St Kilda star Nasiah Wanganeen-Milera stuffed the stat sheet in the Saints' loss to the Bulldogs on Sunday, with his recent move back to half-back helping the cause. But is that his most impactful position?
Speaking on the Six Points AFL podcast, Mark Stevens and Daniel Harford have questioned whether the Saints are using their star correctly.
"I tell you what is hard to ignore, Nas's performance for the Saints yesterday against your Bulldogs, 44 disposals, 900 metres gained. He was a dominant force for the Saints, but sadly, without him, there is not too much else going on," Harford said.
There is no doubt in Nasiah's ability to impact games and impact the scoreboard, but on the weekend, he only recorded five inside 50s and six score involvements from half-back.
“What did it achieve in the end? A lot of it was behind the ball. He got one softish free-kick, then he kicked a goal," Stevens said.
"Do you question the tactics? There was a lot of chip and sharing the ball around. Windhager got plenty of it, if you look at the stat sheet, Saints you think would have won the game, but a lot of it was sort of behind it, Wilkie had 30-odd touches.

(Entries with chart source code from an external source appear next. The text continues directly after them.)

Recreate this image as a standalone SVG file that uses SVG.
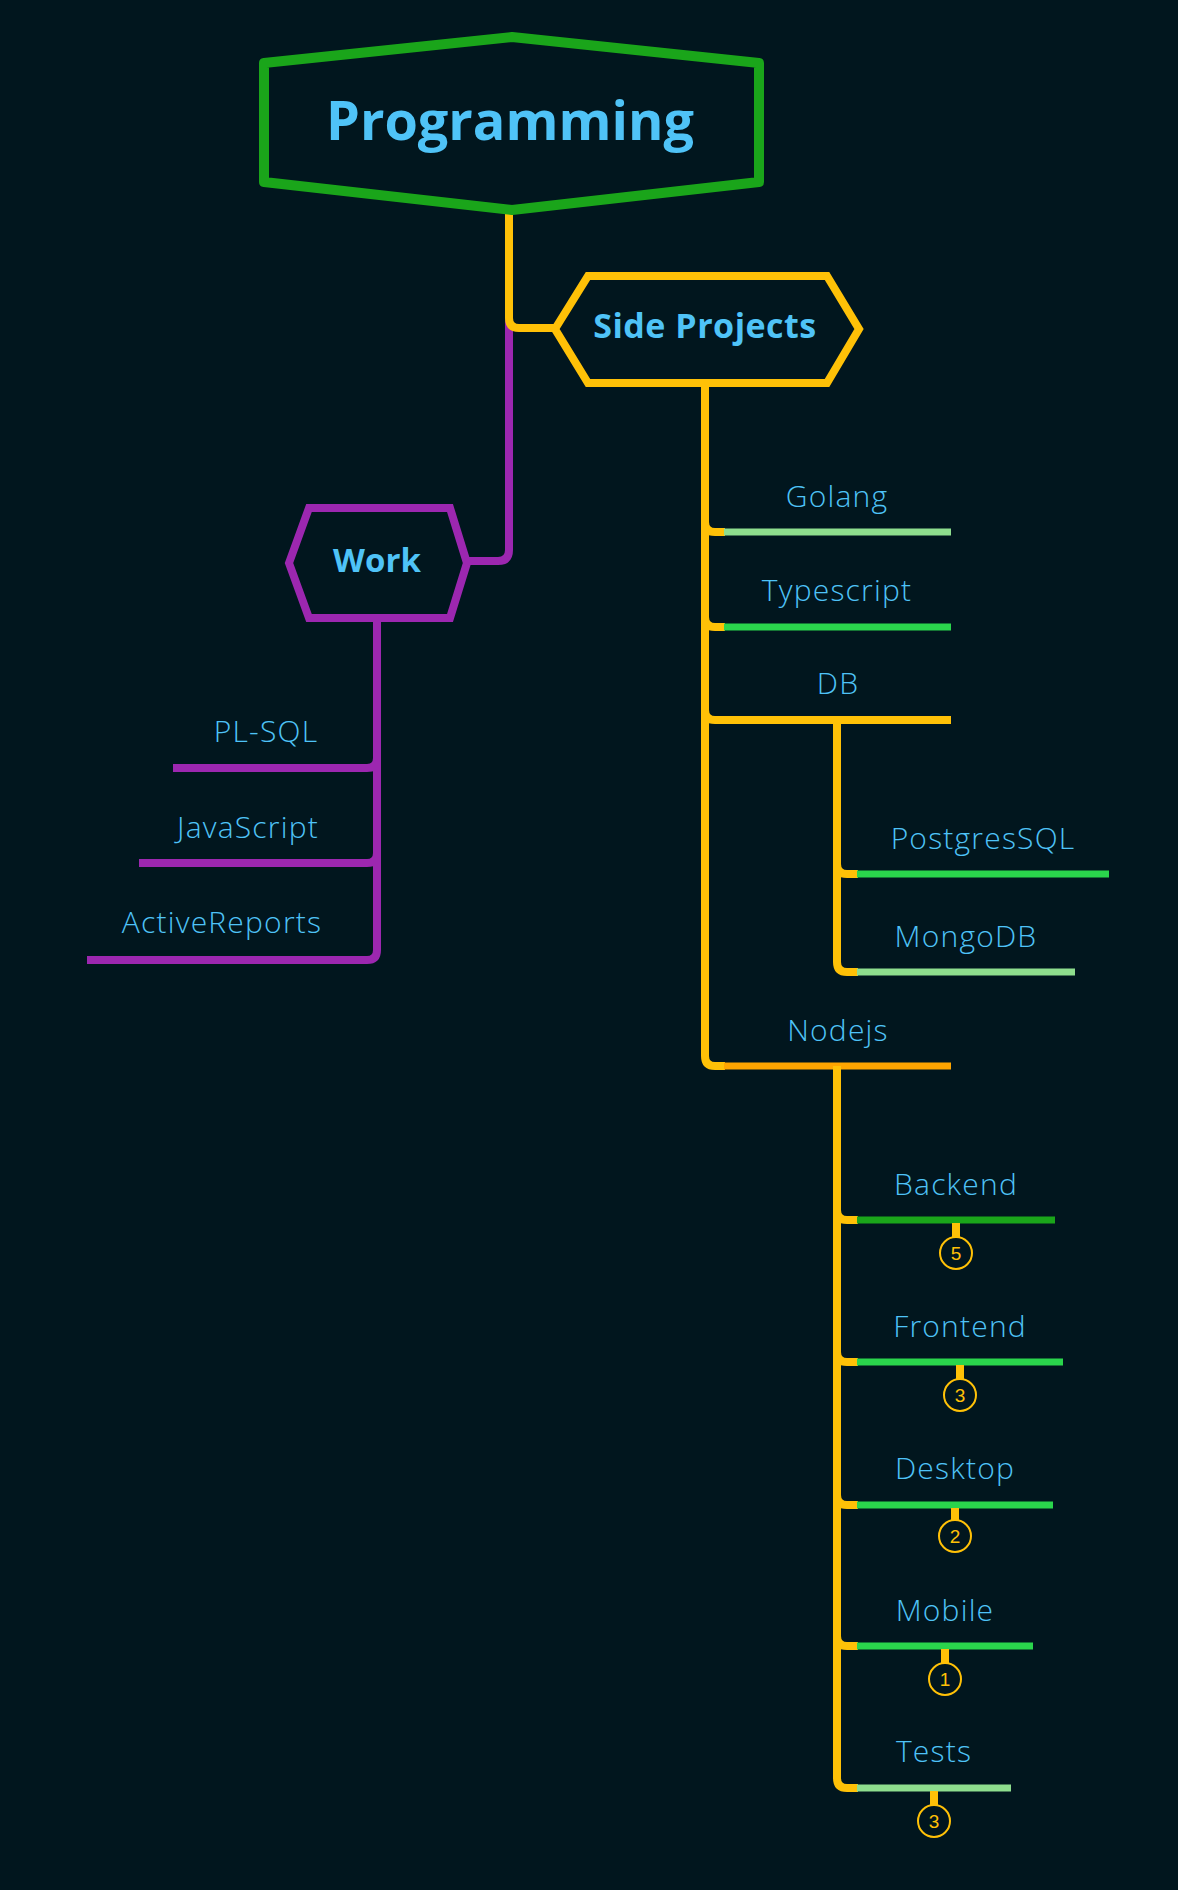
<svg xmlns="http://www.w3.org/2000/svg" width="1178" height="1890" viewBox="0 0 1178 1890">
<style>
.bg{fill:#01161e}
.lbl{font-family:"Open Sans",Lato,"Liberation Sans",sans-serif;fill:#4fc3f7;text-anchor:middle}
.leaf{font-size:30px;font-weight:300;letter-spacing:1.2px}
.main{font-weight:700}
.c{fill:none;stroke-linecap:butt;stroke-linejoin:round}
.y{stroke:#ffc107}
.p{stroke:#9c27b0}
.t{stroke-width:8}
.l{stroke-width:7}
.lg{stroke:#8ede8e}
.bgr{stroke:#2ad54c}
.dg{stroke:#1aa51a}
.or{stroke:#ffa500}
.badge circle{fill:#01161e;stroke:#ffc107;stroke-width:2}
.badge line{stroke:#ffc107;stroke-width:8}
.badge text{font-family:"Liberation Sans",Arial,sans-serif;font-size:19px;fill:#ffc107;text-anchor:middle}
</style>
<rect class="bg" x="0" y="0" width="1178" height="1890"/>
<g id="connectors">
<path class="c p t" d="M509,210 V550 Q509,561 498,561 H467"/>
<path class="c y t" d="M509,210 V318 Q509,328 519,328 H556"/>
<path class="c p t" d="M377,618 V758 Q377,768 367,768 H173"/>
<path class="c p t" d="M377,618 V853 Q377,863 367,863 H139"/>
<path class="c p t" d="M377,618 V950 Q377,960 367,960 H87"/>
<path class="c y t" d="M705,383 V522 Q705,532 715,532 H725"/>
<path class="c y t" d="M705,383 V617 Q705,627 715,627 H725"/>
<path class="c y t" d="M705,383 V710 Q705,720 715,720 H951"/>
<path class="c y t" d="M705,383 V1056 Q705,1066 715,1066 H725"/>
<path class="c lg l" d="M724,532 H951"/>
<path class="c bgr l" d="M724,627 H951"/>
<path class="c or l" d="M724,1066 H951"/>
<path class="c y t" d="M837,720 V864 Q837,874 847,874 H858"/>
<path class="c y t" d="M837,720 V962 Q837,972 847,972 H858"/>
<path class="c bgr l" d="M857,874 H1109"/>
<path class="c lg l" d="M857,972 H1075"/>
<path class="c y t" d="M837,1066 V1210 Q837,1220 847,1220 H858"/>
<path class="c y t" d="M837,1066 V1352 Q837,1362 847,1362 H858"/>
<path class="c y t" d="M837,1066 V1495 Q837,1505 847,1505 H858"/>
<path class="c y t" d="M837,1066 V1636 Q837,1646 847,1646 H858"/>
<path class="c y t" d="M837,1066 V1778 Q837,1788 847,1788 H858"/>
<path class="c dg l" d="M857,1220 H1055"/>
<path class="c bgr l" d="M857,1362 H1063"/>
<path class="c bgr l" d="M857,1505 H1053"/>
<path class="c bgr l" d="M857,1646 H1033"/>
<path class="c lg l" d="M857,1788 H1011"/>
</g>
<g id="node-programming">
<path d="M264,63 L512,37 L759,63 L759,182 L512,210 L264,182 Z" fill="#01161e" stroke="#1aa51a" stroke-width="10" stroke-linejoin="round"/>
<text class="lbl main" x="510" y="140" font-size="54">Programming</text>
</g>
<g id="node-side-projects">
<path d="M555,329 L588,276 L827,276 L859,329 L827,383 L588,383 Z" fill="#01161e" stroke="#ffc107" stroke-width="8"/>
<text class="lbl main" x="705" y="338" font-size="34" letter-spacing="0.5">Side Projects</text>
</g>
<g id="node-work">
<path d="M289,563 L309,508 L450,508 L467,563 L450,618 L309,618 Z" fill="#01161e" stroke="#9c27b0" stroke-width="8"/>
<text class="lbl main" x="377" y="572" font-size="33">Work</text>
</g>
<g id="node-plsql"><text class="lbl leaf" x="266" y="742">PL-SQL</text></g>
<g id="node-javascript"><text class="lbl leaf" x="248" y="838">JavaScript</text></g>
<g id="node-activereports"><text class="lbl leaf" x="222" y="933">ActiveReports</text></g>
<g id="node-golang"><text class="lbl leaf" x="837" y="507">Golang</text></g>
<g id="node-typescript"><text class="lbl leaf" x="837" y="601">Typescript</text></g>
<g id="node-db"><text class="lbl leaf" x="838" y="694">DB</text></g>
<g id="node-postgressql"><text class="lbl leaf" x="983" y="849">PostgresSQL</text></g>
<g id="node-mongodb"><text class="lbl leaf" x="966" y="947">MongoDB</text></g>
<g id="node-nodejs"><text class="lbl leaf" x="838" y="1041">Nodejs</text></g>
<g id="node-backend"><text class="lbl leaf" x="956" y="1195">Backend</text>
<g class="badge"><line x1="956" y1="1223" x2="956" y2="1237"/><circle cx="956" cy="1253" r="16"/><text x="956" y="1260">5</text></g></g>
<g id="node-frontend"><text class="lbl leaf" x="960" y="1337">Frontend</text>
<g class="badge"><line x1="960" y1="1365" x2="960" y2="1379"/><circle cx="960" cy="1395" r="16"/><text x="960" y="1402">3</text></g></g>
<g id="node-desktop"><text class="lbl leaf" x="955" y="1479">Desktop</text>
<g class="badge"><line x1="955" y1="1508" x2="955" y2="1520"/><circle cx="955" cy="1536" r="16"/><text x="955" y="1543">2</text></g></g>
<g id="node-mobile"><text class="lbl leaf" x="945" y="1621">Mobile</text>
<g class="badge"><line x1="945" y1="1649" x2="945" y2="1663"/><circle cx="945" cy="1679" r="16"/><text x="945" y="1686">1</text></g></g>
<g id="node-tests"><text class="lbl leaf" x="934" y="1762">Tests</text>
<g class="badge"><line x1="934" y1="1791" x2="934" y2="1805"/><circle cx="934" cy="1821" r="16"/><text x="934" y="1828">3</text></g></g>
</svg>
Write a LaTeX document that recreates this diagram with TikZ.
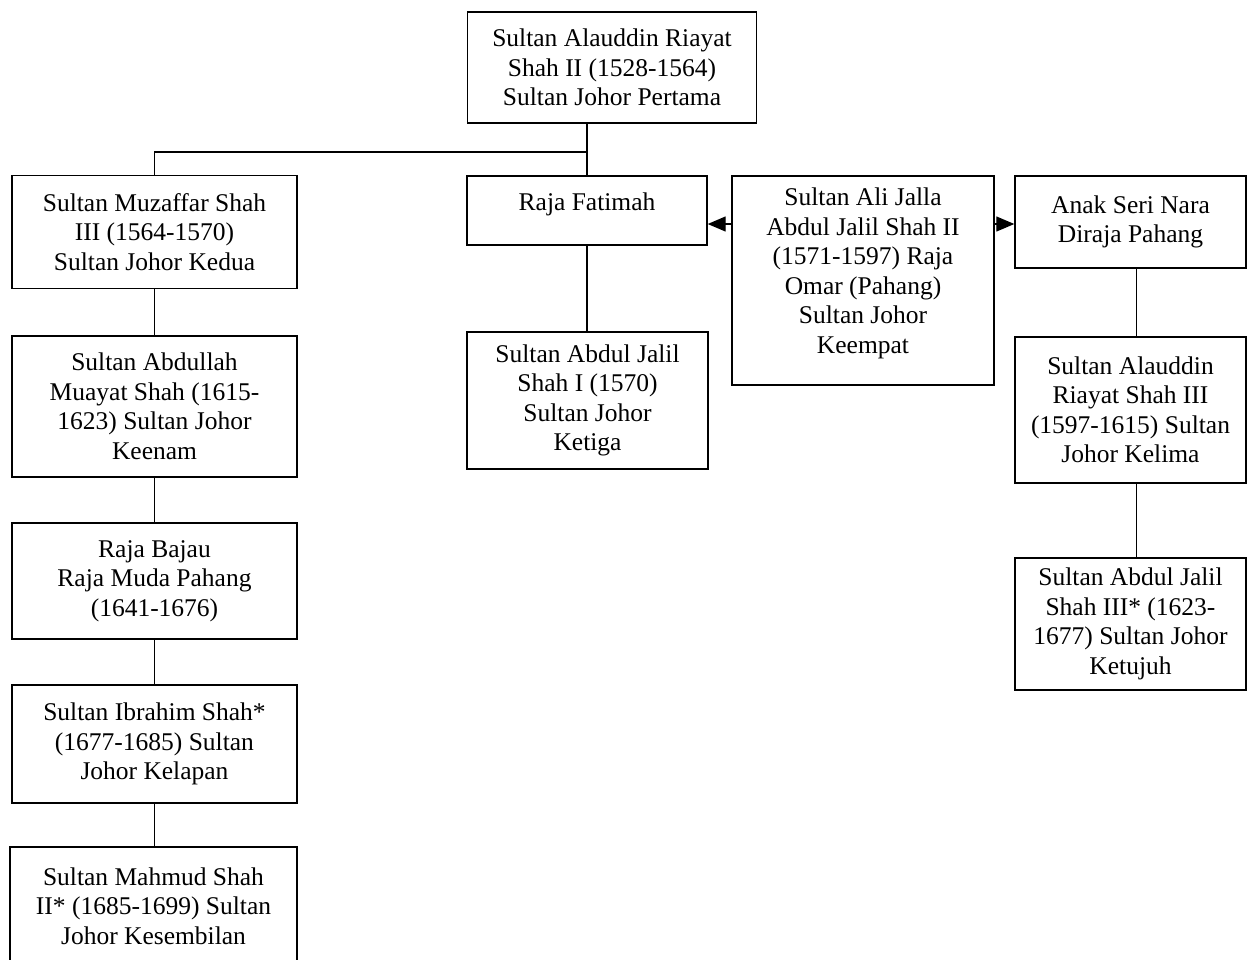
\documentclass[tikz,border=0pt]{standalone}
\usepackage{fontspec}
\setmainfont{Liberation Serif}
\usetikzlibrary{arrows.meta}
\begin{document}
\begin{tikzpicture}[x=1pt,y=-1pt,
  box/.style={draw, line width=1.4pt, inner sep=0pt, align=center,
    font=\fontsize{25.5}{29.5}\selectfont},
  link/.style={line width=1.3pt},
  tip/.style={-{Triangle[length=18pt,width=15pt]}}
]
\useasboundingbox (0,0) rectangle (1249,959);
% top
\node[box, minimum width=289pt, minimum height=111pt] (top) at (612,67.5)
  {Sultan Alauddin Riayat\\Shah II (1528-1564)\\Sultan Johor Pertama};
% left column
\node[box, minimum width=285pt, minimum height=113pt] (muz) at (154.5,232)
  {Sultan Muzaffar Shah\\III (1564-1570)\\Sultan Johor Kedua};
\node[box, minimum width=285pt, minimum height=141pt] (abd) at (154.5,406.5)
  {Sultan Abdullah\\Muayat Shah (1615-\\1623) Sultan Johor\\Keenam};
\node[box, minimum width=285pt, minimum height=116pt] (baj) at (154.5,581)
  {Raja Bajau\\Raja Muda Pahang\\(1641-1676)};
\node[box, minimum width=285pt, minimum height=118pt] (ibr) at (154.5,744)
  {Sultan Ibrahim Shah*\\(1677-1685) Sultan\\Johor Kelapan};
\node[box, minimum width=287pt, minimum height=118pt] (mah) at (153.5,906)
  {Sultan Mahmud Shah\\II* (1685-1699) Sultan\\Johor Kesembilan};
% middle
\node[box, minimum width=240pt, minimum height=69pt, text depth=17pt] (fat) at (587,210.5)
  {Raja Fatimah};
\node[box, minimum width=241pt, minimum height=137pt] (jal1) at (587.5,400.5)
  {Sultan Abdul Jalil\\Shah I (1570)\\Sultan Johor\\Ketiga};
\node[box, minimum width=262pt, minimum height=209pt, text depth=20pt] (ali) at (863,280.5)
  {Sultan Ali Jalla\\Abdul Jalil Shah II\\(1571-1597) Raja\\Omar (Pahang)\\Sultan Johor\\Keempat};
% right column
\node[box, minimum width=231pt, minimum height=92pt] (anak) at (1130.5,222)
  {Anak Seri Nara\\Diraja Pahang};
\node[box, minimum width=231pt, minimum height=146pt] (ala3) at (1130.5,410)
  {Sultan Alauddin\\Riayat Shah III\\(1597-1615) Sultan\\Johor Kelima};
\node[box, minimum width=231pt, minimum height=132pt] (jal3) at (1130.5,624)
  {Sultan Abdul Jalil\\Shah III* (1623-\\1677) Sultan Johor\\Ketujuh};
% helper coordinates
\coordinate (bar) at (0,152);
\coordinate (ay) at (0,224);
% connectors
\draw[link] (fat.north |- top.south) -- (fat.north);
\draw[link] (muz.north) |- (fat.north |- bar);
\draw[link] (muz.south) -- (abd.north);
\draw[link] (abd.south) -- (baj.north);
\draw[link] (baj.south) -- (ibr.north);
\draw[link] (ibr.south) -- (ibr.south |- mah.north);
\draw[link] (fat.south) -- (fat.south |- jal1.north);
\draw[link] ([xshift=6pt]anak.south) -- ([xshift=6pt]ala3.north);
\draw[link] ([xshift=6pt]ala3.south) -- ([xshift=6pt]jal3.north);
\draw[link, tip] (ali.west |- ay) -- (fat.east |- ay);
\draw[link, tip] (ali.east |- ay) -- (anak.west |- ay);
\end{tikzpicture}
\end{document}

"So you don't want that. It's an imbalance, should they have pushed Nas forward? There's no point having 40 plus if this is happening.
“They need to get more out of him, and obviously, if your key forward is Sharman, and that's all you've got, you need some reinforcements.”
Harford believes Nasiah can still impact the game from the back half, and the Saints' issues may be more from their forward-line personnel.
“Well he's one of those players, I love watching him play, and yesterday, he was electric, he's a one-two player, he gives the ball to someone, and then he receives the next handball, going at real speed, he plays the game in fast motion, and I love watching him play, and what that does is create movement up the field," he said.
“Nas takes the game on, and he just changes the way the game is played, which creates opportunity more often than not. His teammates respond first, so they get good looks.
"61 inside 50s they got, so it's not necessarily, I get your point, you want Nas centre-forward kicking the ball in or being the receiving target, rather than the guy coming out of defensive 50, I get that.
"But I think it's more about the setup forward of the footy, for the Saints, and the personnel they have in that area of the ground, that's just not capable of hitting the scoreboard consistently enough against teams that defend well."
The Saints now have fallen to 12th on the ladder, with six wins and nine loses heading into their bye in round 16.